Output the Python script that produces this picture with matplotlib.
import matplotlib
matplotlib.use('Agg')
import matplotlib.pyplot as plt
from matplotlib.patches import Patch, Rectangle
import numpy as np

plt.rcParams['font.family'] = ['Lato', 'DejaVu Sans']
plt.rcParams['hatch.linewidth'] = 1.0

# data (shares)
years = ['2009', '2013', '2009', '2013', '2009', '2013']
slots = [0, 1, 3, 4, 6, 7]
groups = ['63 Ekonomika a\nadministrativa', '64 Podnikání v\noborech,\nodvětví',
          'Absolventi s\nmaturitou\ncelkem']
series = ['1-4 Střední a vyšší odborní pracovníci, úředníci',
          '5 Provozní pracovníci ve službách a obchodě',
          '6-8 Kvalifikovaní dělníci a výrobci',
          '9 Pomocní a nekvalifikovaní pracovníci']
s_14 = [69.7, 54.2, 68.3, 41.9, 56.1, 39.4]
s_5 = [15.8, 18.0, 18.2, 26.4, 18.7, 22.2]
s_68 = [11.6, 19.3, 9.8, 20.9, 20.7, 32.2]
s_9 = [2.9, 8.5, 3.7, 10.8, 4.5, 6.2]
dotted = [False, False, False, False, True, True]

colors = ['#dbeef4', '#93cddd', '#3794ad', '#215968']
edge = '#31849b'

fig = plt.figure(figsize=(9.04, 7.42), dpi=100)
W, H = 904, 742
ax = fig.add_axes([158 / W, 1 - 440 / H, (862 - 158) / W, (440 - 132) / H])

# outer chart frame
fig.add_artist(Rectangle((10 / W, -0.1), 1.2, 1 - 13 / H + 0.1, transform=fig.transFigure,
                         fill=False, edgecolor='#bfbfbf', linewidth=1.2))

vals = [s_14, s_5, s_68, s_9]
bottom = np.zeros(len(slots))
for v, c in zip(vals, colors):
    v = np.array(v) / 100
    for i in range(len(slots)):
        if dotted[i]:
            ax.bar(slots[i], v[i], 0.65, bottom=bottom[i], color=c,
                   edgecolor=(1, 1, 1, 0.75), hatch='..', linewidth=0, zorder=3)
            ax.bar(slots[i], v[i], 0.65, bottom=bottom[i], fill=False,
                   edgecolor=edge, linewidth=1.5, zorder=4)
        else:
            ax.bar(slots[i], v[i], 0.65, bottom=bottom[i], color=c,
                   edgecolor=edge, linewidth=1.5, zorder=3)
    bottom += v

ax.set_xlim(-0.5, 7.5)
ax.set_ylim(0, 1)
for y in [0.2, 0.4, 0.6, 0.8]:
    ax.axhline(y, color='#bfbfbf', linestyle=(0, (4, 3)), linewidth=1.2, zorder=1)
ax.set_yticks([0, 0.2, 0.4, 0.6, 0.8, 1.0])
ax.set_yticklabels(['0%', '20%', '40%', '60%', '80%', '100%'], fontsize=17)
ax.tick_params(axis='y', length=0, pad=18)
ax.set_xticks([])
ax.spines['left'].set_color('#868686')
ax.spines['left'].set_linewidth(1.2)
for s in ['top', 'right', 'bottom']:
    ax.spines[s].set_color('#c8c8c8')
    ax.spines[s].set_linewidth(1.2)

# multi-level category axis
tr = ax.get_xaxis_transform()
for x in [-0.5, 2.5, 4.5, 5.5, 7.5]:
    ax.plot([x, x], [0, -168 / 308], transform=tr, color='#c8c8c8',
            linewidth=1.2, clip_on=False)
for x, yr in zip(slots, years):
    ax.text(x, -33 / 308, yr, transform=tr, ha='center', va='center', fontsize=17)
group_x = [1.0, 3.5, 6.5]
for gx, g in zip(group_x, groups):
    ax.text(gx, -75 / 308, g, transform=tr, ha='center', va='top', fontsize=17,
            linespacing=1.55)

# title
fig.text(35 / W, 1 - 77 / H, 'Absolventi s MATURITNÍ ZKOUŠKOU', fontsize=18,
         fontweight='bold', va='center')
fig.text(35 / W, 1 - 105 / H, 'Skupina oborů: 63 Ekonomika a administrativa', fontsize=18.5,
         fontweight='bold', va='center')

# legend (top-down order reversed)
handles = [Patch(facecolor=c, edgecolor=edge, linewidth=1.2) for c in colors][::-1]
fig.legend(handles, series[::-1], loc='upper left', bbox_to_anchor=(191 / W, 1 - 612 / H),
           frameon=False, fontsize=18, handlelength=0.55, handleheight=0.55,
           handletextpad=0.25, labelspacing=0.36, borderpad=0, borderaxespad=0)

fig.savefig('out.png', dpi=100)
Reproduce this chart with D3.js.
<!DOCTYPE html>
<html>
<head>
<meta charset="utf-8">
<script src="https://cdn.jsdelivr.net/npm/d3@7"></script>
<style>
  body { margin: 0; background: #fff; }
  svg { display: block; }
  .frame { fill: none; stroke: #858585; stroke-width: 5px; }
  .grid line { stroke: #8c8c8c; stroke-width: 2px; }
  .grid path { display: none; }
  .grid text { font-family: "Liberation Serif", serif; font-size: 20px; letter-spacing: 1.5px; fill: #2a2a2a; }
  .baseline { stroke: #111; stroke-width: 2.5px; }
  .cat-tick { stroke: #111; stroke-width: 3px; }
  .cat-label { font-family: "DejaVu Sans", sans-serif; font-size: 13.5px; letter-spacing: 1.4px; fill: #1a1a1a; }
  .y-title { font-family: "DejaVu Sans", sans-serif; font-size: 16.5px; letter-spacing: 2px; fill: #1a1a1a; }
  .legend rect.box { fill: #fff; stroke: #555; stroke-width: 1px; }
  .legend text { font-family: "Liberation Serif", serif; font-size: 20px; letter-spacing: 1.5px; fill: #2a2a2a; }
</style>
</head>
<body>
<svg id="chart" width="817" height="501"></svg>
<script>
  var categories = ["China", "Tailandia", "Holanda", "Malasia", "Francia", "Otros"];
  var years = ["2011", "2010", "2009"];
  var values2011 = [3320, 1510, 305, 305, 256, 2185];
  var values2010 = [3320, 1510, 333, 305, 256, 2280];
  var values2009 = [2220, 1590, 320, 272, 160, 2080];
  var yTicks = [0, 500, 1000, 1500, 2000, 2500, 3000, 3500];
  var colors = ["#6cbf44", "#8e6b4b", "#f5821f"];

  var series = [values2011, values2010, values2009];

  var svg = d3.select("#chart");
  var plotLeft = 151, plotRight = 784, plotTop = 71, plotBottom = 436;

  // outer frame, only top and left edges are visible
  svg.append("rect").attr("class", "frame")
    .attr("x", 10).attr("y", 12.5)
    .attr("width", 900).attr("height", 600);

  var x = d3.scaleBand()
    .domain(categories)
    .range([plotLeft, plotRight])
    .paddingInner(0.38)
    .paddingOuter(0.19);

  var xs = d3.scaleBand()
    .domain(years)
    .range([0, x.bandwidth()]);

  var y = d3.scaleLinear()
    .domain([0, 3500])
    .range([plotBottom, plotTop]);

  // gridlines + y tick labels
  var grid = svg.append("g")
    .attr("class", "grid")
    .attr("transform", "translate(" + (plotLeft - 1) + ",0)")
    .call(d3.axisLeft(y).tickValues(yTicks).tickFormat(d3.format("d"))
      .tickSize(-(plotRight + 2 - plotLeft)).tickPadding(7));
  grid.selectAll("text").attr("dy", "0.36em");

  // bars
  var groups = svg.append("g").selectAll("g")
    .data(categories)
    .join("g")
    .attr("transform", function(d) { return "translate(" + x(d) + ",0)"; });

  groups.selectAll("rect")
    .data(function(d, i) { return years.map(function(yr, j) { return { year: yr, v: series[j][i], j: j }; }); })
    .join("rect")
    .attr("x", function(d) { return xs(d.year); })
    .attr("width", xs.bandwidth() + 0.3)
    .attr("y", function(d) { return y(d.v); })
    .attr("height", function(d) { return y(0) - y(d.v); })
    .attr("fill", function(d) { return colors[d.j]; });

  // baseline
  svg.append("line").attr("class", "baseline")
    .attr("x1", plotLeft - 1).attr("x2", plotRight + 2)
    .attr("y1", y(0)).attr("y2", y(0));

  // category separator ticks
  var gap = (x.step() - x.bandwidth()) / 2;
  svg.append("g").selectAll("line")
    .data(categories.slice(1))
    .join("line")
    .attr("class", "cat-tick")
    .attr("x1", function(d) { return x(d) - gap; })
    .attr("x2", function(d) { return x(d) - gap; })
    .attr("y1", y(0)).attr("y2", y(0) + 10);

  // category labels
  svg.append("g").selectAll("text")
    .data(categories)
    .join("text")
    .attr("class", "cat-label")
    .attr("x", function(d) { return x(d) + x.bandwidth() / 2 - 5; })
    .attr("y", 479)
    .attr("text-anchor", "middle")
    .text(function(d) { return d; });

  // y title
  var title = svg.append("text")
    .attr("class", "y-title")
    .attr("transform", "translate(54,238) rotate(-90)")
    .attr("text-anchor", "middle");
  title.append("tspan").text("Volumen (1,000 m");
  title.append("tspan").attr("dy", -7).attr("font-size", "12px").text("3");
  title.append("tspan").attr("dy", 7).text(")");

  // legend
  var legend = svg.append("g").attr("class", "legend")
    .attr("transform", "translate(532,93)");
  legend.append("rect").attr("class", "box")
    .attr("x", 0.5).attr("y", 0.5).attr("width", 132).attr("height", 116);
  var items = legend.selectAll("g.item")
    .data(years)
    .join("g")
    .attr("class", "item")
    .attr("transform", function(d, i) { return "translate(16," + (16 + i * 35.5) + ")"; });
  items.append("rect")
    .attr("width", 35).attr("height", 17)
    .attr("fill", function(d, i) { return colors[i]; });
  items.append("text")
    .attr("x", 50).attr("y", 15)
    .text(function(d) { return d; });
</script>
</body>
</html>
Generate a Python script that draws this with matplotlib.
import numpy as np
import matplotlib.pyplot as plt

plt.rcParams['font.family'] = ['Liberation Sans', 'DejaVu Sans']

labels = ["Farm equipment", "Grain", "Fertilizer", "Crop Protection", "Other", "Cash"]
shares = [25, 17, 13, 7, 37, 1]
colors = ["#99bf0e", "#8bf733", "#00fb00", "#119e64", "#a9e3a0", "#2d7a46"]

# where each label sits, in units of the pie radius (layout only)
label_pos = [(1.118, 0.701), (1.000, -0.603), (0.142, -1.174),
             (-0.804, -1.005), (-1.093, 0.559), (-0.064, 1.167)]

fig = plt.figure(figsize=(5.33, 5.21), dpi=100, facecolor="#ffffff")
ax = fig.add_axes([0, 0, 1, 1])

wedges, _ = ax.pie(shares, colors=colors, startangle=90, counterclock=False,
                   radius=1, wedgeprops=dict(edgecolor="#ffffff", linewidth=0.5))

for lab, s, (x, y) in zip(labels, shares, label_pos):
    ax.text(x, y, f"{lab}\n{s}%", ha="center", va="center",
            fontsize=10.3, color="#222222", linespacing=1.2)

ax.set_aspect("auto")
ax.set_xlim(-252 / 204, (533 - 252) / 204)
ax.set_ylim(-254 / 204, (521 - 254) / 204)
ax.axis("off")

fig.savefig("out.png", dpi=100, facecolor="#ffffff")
• • • • • • •
**Problem**
Quote the records from their first line to the line with "edge = '#31849b'", inclusive, without adding or dropping anything.

**Exercise result**
Output the Python script that produces this picture with matplotlib.
import matplotlib
matplotlib.use('Agg')
import matplotlib.pyplot as plt
from matplotlib.patches import Patch, Rectangle
import numpy as np

plt.rcParams['font.family'] = ['Lato', 'DejaVu Sans']
plt.rcParams['hatch.linewidth'] = 1.0

# data (shares)
years = ['2009', '2013', '2009', '2013', '2009', '2013']
slots = [0, 1, 3, 4, 6, 7]
groups = ['63 Ekonomika a\nadministrativa', '64 Podnikání v\noborech,\nodvětví',
          'Absolventi s\nmaturitou\ncelkem']
series = ['1-4 Střední a vyšší odborní pracovníci, úředníci',
          '5 Provozní pracovníci ve službách a obchodě',
          '6-8 Kvalifikovaní dělníci a výrobci',
          '9 Pomocní a nekvalifikovaní pracovníci']
s_14 = [69.7, 54.2, 68.3, 41.9, 56.1, 39.4]
s_5 = [15.8, 18.0, 18.2, 26.4, 18.7, 22.2]
s_68 = [11.6, 19.3, 9.8, 20.9, 20.7, 32.2]
s_9 = [2.9, 8.5, 3.7, 10.8, 4.5, 6.2]
dotted = [False, False, False, False, True, True]

colors = ['#dbeef4', '#93cddd', '#3794ad', '#215968']
edge = '#31849b'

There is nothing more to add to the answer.